How does optimizer.step() work over a batch and multiple output neurons?

Hi, beginner with pytorch here, not understanding exactly how backpropagation with loss.backward() and optimizer.step() is working with my code. Can someone help me clarify this? My question is as follows in 2 parts:

  1. I have a neural network that I’m training that 3 output neurons. So, when I feed an input into my model, I get a predicted with size 3x1. I then compare that to my actual of size 3x1 to get a loss:

loss = torch.nn.functional.mse_loss(predicted, actual)
self.optimizer.zero_grad()
loss.backward()
self.optimizer.step()

loss here is a single number (1x1). Is loss supposed to be a single number here, even with the output layer size being 3? My understanding is that since loss is an mse over the 3 actual - predicted differences (aka summing over them), it contains the information needed to calculate gradients & backpropagate through all 3 output neurons. Please correct me on anything I’m wrong about here.

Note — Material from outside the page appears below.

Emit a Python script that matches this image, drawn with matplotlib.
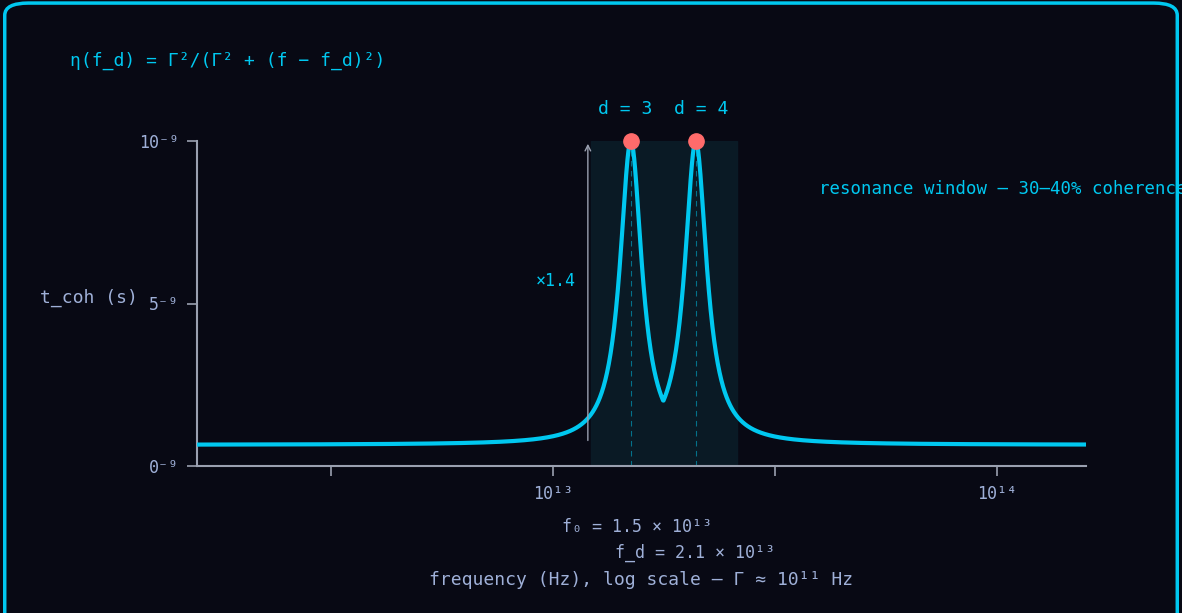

  1. In reality I’m computing batches of 32 at a time, such that my predicted and actual are 32x3 in size. Using the above lines, loss is still a 1x1, with which I update my model at the end of the batch. Is this the correct way to backpropagate when doing mini-batch training like I’m doing? My loss here is a single number that averages over losses in the 3 layers and across the 32 samples in the batch. Or should I be getting 1 loss per sample instead?

Sorry if this question doesn’t make a whole lot of sense. Currently very confused :slight_smile:

This sounds fine to me. The idea is that when you backpropagate through the loss function, the output elements aka inputs to the loss will receive the corresponding gradient proportional to the derivative of their contribution.